Sunday, Sunday, Sunday! One day only, we’ll pay your sales tax!” It’s not an uncommon refrain at this time of year when attention on tax is high because of income tax season. With Memorial Day fast approaching, sales teams are dreaming up ways to bring in more customers—and they may not realize that your state’s laws probably prohibit them from advertising that sales tax is paid by the retailer instead of the customer. Many states, like Nebraska for example, prohibit language that implies that a sale is not subject to sales tax. The penalties for it can be severe. Sales tax in most states is a separate charge displayed to the customer so they know exactly what they’re paying in sales tax. In other countries where taxes are treated differently, especially where VAT is used, the tax is included in the price the customer sees.

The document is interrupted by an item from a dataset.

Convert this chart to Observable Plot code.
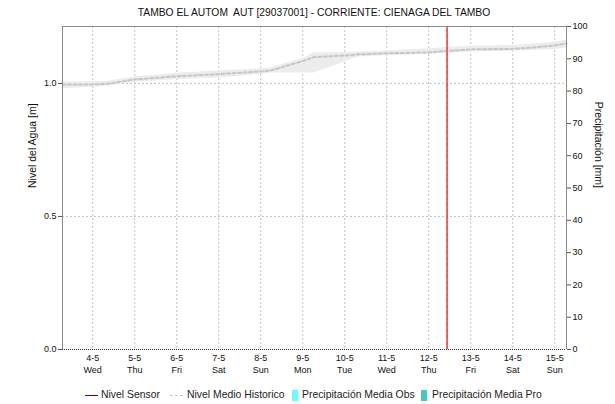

In America, many of our laws have a foundation in tax transparency, and that includes separating sales tax out on invoices. While local laws can differ, it’s usually safe to assume that you’re required to spell out sales tax on a separate line item in an invoice or bill for your customers and in the advertisement of your prices. When a retailer says that they’re paying sales tax, their claim is in conflict with that requirement of sales tax transparency or abiding by the law that the customer is the one who pays sales tax in a transaction. In Nebraska, for instance, there are certain words and phrases prohibited in advertising, including but not limited to the following: Tax-Free Sale, Pay No Sales Tax, Purchases Will be Discounted by the Amount of the Sales Tax; We’ll Pay Your Sales Tax, Tax Credit Sale, Tax Rebate Sale.

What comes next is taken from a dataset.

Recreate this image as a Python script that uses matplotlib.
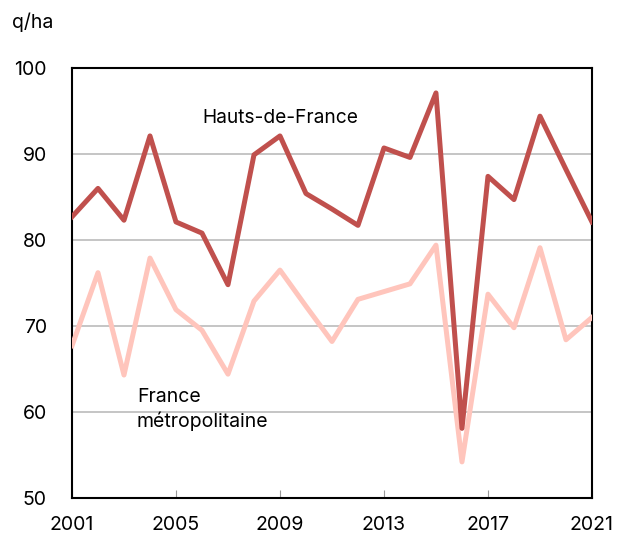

The best way to find out if your sale advertisement goes against the law is by contacting your sales tax bureau at the revenue office or other sales tax entity. Keep in mind that prices sometimes fall into this trap too. If you have a price on a menu at a restaurant, for example, that includes the sales tax, it’s probably not legal. Restaurants that list the prices as $10- on their menus with a small note that “sales tax is included in these prices” need to be careful and check with their local laws to ensure they’re compliant. Before you shrug it off, keep in mind that for many states this kind of action is a misdemeanor, not punished with just a fine for non-compliance with sales tax laws. This can even mean jail time, depending on your state’s statutes.